Don’t believe the naysayers: just glance at the startups out there to show how spreadsheet use is getting easier and more exciting.
If you’re as regular a user of Excel spreadsheets as the rest of the world, getting started probably feels as routine as picking up the phone and dialling a number: you turn on your computer, select the Excel icon from the menu and seamlessly start working with the numbers in columns and rows–it’s all second nature.
Just imagine, however, if those steps were replaced by the following: sit down anywhere or stand even and rather than working off a notebook or desktop, you strap on a set of virtual reality goggles and start looking at Excel in an three dimensions.
This futuristic scenario is not, in fact, very futuristic at all. Fortune magazine recently profiled a startup called Envelop that takes traditional Microsoft Windows applications and puts them in a VR environment. The magazine’s staff got handson with the product and talked about what it was like:
Looking at an Excel spreadsheet in virtual reality was pretty much like looking at Excel on a desktop—except supersized. Displaying spreadsheet data in a graph form, like a bar graph or something more complex, takes advantage of virtual reality’s 3D capabilities and makes staring at a pie chart far more exciting than normal.
Why would anyone do this, you might wonder? Part of the rationale is to help those trying to create more unusual VR apps to get more familiar with the technology by representing software programs they already know well. In another sense, you might think of it as a way of bridging the user experience of a desktop world and a VR world.
Before PCs became an office mainstay, for example, lots of senior executives sat at a surface that was covered only by a blotter and some stationary. It took a while to get used to sitting in front of computers for eight hours. The transition to VR may not be much different.

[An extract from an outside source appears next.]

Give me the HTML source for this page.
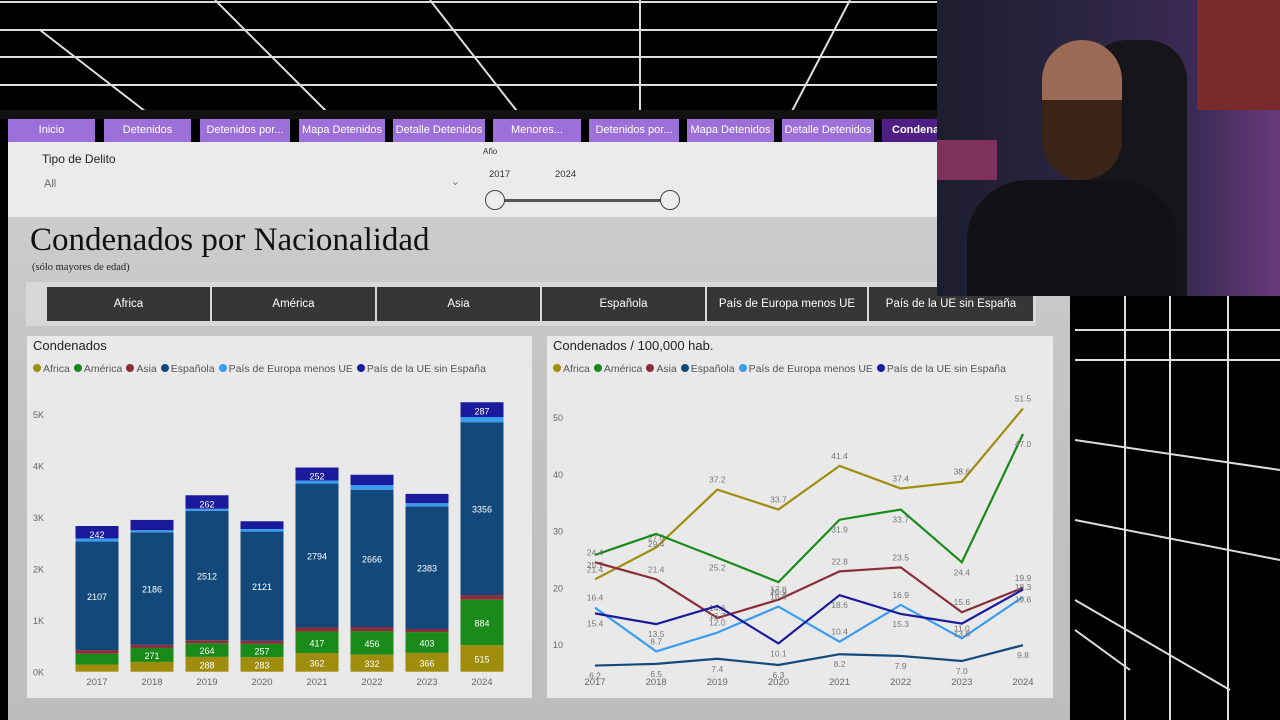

The good news is that while PCs forced everyone to learn how to type, other technology innovations are trying to make imputing and managing data in applications much easier. Take officeAutomata, another startup that builds upon Microsoft’s virtual assistant, Cortana, to create a sort of digital coach for Excel users. A blogger on American Genius explained why this could be gamechanging.
“I try to avoid the program altogether. Being that I rarely require it for personal use, all is good until my boss says, ‘Hey, you’re good with Excel, right? I need you to do this, that, and the other,’” a writer named Taylor Leddin writes. “At this point, there is a crash course involved with trying to relearn Excel.”
Using the artificial intelligence like a tool, however, means your personal activity will teach the app to create personalized macros, or functions and commands like “Finish this worksheet” or “Can you help me find the data?”
If anyone tries to tell you Excel is on the way out, just take a look at the ecosystem of innovators who are making it more accessible and more likely to become a true enterprise platform than ever before.